[Records with drawing code]
>>
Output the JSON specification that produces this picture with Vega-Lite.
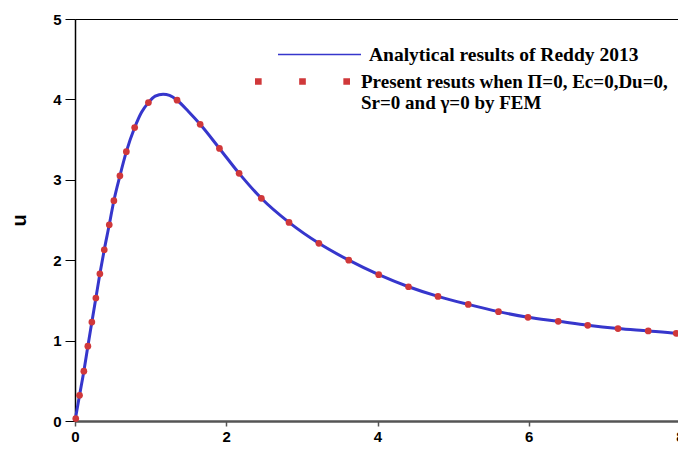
{
  "$schema": "https://vega.github.io/schema/vega-lite/v6.json",
  "width": 605,
  "height": 402,
  "autosize": {"type": "none"},
  "padding": {"left": 75, "top": 19, "right": 0, "bottom": 30},
  "background": "white",
  "config": {
    "view": {"stroke": "black", "strokeWidth": 1},
    "font": "Liberation Sans"
  },
  "datasets": {
    "curve": [
      {"y": 0, "u": 0}, {"y": 0.06, "u": 0.32}, {"y": 0.117, "u": 0.62}, {"y": 0.17, "u": 0.93},
      {"y": 0.223, "u": 1.23}, {"y": 0.276, "u": 1.53}, {"y": 0.329, "u": 1.83}, {"y": 0.387, "u": 2.13},
      {"y": 0.453, "u": 2.44}, {"y": 0.514, "u": 2.74}, {"y": 0.594, "u": 3.05}, {"y": 0.679, "u": 3.35},
      {"y": 0.789, "u": 3.65}, {"y": 0.88, "u": 3.84}, {"y": 0.971, "u": 3.96}, {"y": 1.06, "u": 4.04},
      {"y": 1.165, "u": 4.065}, {"y": 1.25, "u": 4.05}, {"y": 1.35, "u": 3.99}, {"y": 1.5, "u": 3.85},
      {"y": 1.655, "u": 3.69}, {"y": 1.91, "u": 3.39}, {"y": 2.17, "u": 3.08}, {"y": 2.464, "u": 2.77},
      {"y": 2.83, "u": 2.47}, {"y": 3.225, "u": 2.21}, {"y": 3.62, "u": 2.0}, {"y": 4.016, "u": 1.82},
      {"y": 4.41, "u": 1.67}, {"y": 4.8, "u": 1.55}, {"y": 5.2, "u": 1.45}, {"y": 5.6, "u": 1.36},
      {"y": 5.99, "u": 1.29}, {"y": 6.39, "u": 1.24}, {"y": 6.78, "u": 1.19}, {"y": 7.18, "u": 1.15},
      {"y": 7.58, "u": 1.12}, {"y": 7.95, "u": 1.09}, {"y": 8.0, "u": 1.085}
    ],
    "fem": [
      {"y": 0.01, "u": 0.03}, {"y": 0.06, "u": 0.32}, {"y": 0.117, "u": 0.62}, {"y": 0.17, "u": 0.93},
      {"y": 0.223, "u": 1.23}, {"y": 0.276, "u": 1.53}, {"y": 0.329, "u": 1.83}, {"y": 0.387, "u": 2.13},
      {"y": 0.453, "u": 2.44}, {"y": 0.514, "u": 2.74}, {"y": 0.594, "u": 3.05}, {"y": 0.679, "u": 3.35},
      {"y": 0.789, "u": 3.65}, {"y": 0.971, "u": 3.96}, {"y": 1.35, "u": 3.99}, {"y": 1.655, "u": 3.69},
      {"y": 1.91, "u": 3.39}, {"y": 2.17, "u": 3.08}, {"y": 2.464, "u": 2.77}, {"y": 2.83, "u": 2.47},
      {"y": 3.225, "u": 2.21}, {"y": 3.62, "u": 2.0}, {"y": 4.016, "u": 1.82}, {"y": 4.41, "u": 1.67},
      {"y": 4.8, "u": 1.55}, {"y": 5.2, "u": 1.45}, {"y": 5.6, "u": 1.36}, {"y": 5.99, "u": 1.29},
      {"y": 6.39, "u": 1.24}, {"y": 6.78, "u": 1.19}, {"y": 7.18, "u": 1.15}, {"y": 7.58, "u": 1.12},
      {"y": 7.95, "u": 1.09}
    ]
  },
  "encoding": {
    "x": {
      "field": "y", "type": "quantitative",
      "scale": {"domain": [0, 8], "nice": false, "zero": false},
      "axis": {
        "title": "y", "values": [0, 2, 4, 6, 8], "grid": false,
        "domainColor": "#555555", "domainWidth": 2.5,
        "tickColor": "#555555", "tickSize": 5, "tickWidth": 1.5,
        "labelFont": "Liberation Sans", "labelFontWeight": "bold", "labelFontSize": 15, "labelColor": "black",
        "labelPadding": 3, "labelFlush": false,
        "titleFont": "Liberation Sans", "titleFontWeight": "bold", "titleFontSize": 19, "titleColor": "black", "titlePadding": 8
      }
    },
    "y": {
      "field": "u", "type": "quantitative",
      "scale": {"domain": [0, 5], "nice": false},
      "axis": {
        "title": "u", "values": [0, 1, 2, 3, 4, 5], "grid": false,
        "domainColor": "black", "domainWidth": 1.5,
        "tickColor": "black", "tickSize": 10, "tickWidth": 1,
        "labelFont": "Liberation Sans", "labelFontWeight": "bold", "labelFontSize": 15, "labelColor": "black",
        "labelPadding": 4,
        "titleFont": "Liberation Sans", "titleFontWeight": "bold", "titleFontSize": 20, "titleColor": "black", "titlePadding": 23
      }
    }
  },
  "layer": [
    {
      "data": {"name": "curve"},
      "mark": {"type": "line", "interpolate": "monotone", "strokeWidth": 3},
      "encoding": {
        "stroke": {
          "datum": "Analytical results of Reddy 2013",
          "scale": {"domain": ["Analytical results of Reddy 2013"], "range": ["#3636cc"]},
          "legend": {
            "title": null, "orient": "none", "legendX": 202, "legendY": -7, "padding": 0,
            "symbolType": "stroke", "symbolSize": 6889, "symbolStrokeWidth": 1.5, "symbolStrokeColor": "#2b2bb0",
            "labelFont": "Liberation Serif", "labelFontWeight": "bold", "labelFontSize": 19.5, "labelColor": "black",
            "labelOffset": 7, "labelLimit": 400
          }
        }
      }
    },
    {
      "data": {"name": "fem"},
      "mark": {"type": "point", "filled": true, "size": 45, "opacity": 1, "shape": "circle"},
      "encoding": {
        "fill": {
          "datum": "Present resuts when Π=0, Ec=0,Du=0,|Sr=0 and γ=0 by FEM",
          "scale": {"domain": ["Present resuts when Π=0, Ec=0,Du=0,|Sr=0 and γ=0 by FEM"], "range": ["#d0383a"]},
          "legend": {
            "title": null, "orient": "none", "legendX": 180, "legendY": 15, "padding": 0,
            "symbolType": "M-1,-0.07H-0.86V0.07H-1Z M-0.07,-0.07H0.07V0.07H-0.07Z M0.86,-0.07H1V0.07H0.86Z",
            "symbolSize": 9025, "symbolStrokeWidth": 0, "symbolFillColor": "#c83c3c",
            "labelExpr": "split(datum.label, '|')",
            "labelFont": "Liberation Serif", "labelFontWeight": "bold", "labelFontSize": 19, "labelColor": "black",
            "labelOffset": 11, "labelLimit": 400, "labelBaseline": "middle"
          }
        }
      }
    }
  ]
}
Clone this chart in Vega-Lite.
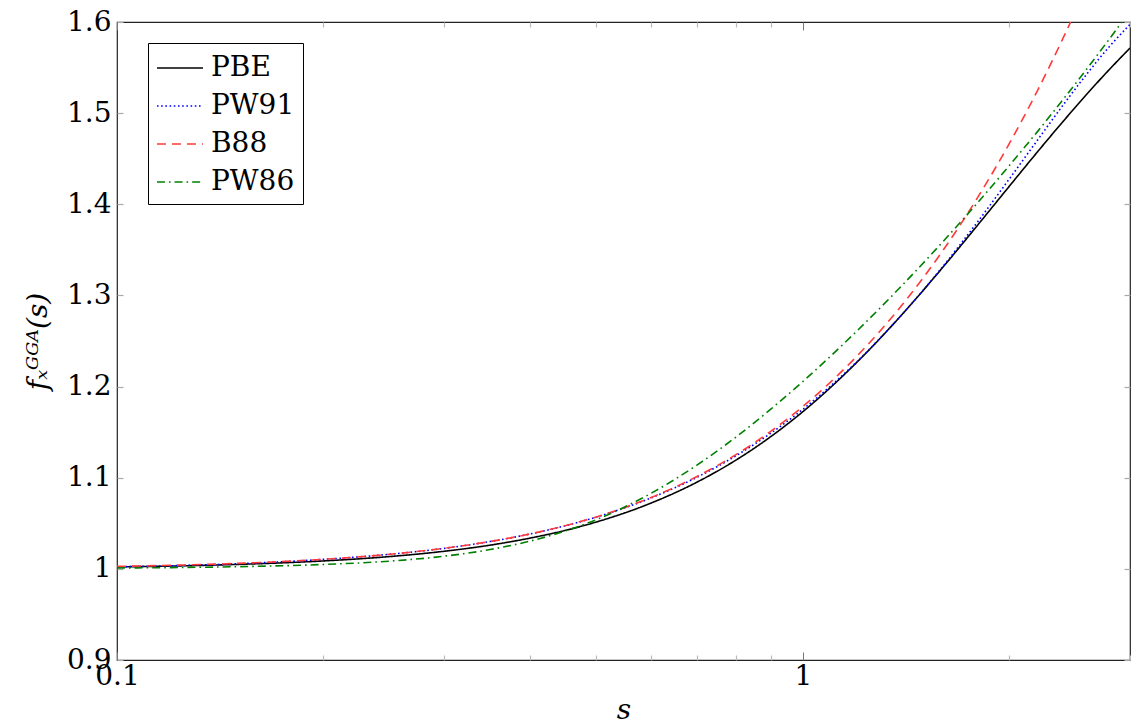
<<
Task directions – Extract all lines from the data in which "this" is found.

Finished task –
Output the JSON specification that produces this picture with Vega-Lite.
Clone this chart in Vega-Lite.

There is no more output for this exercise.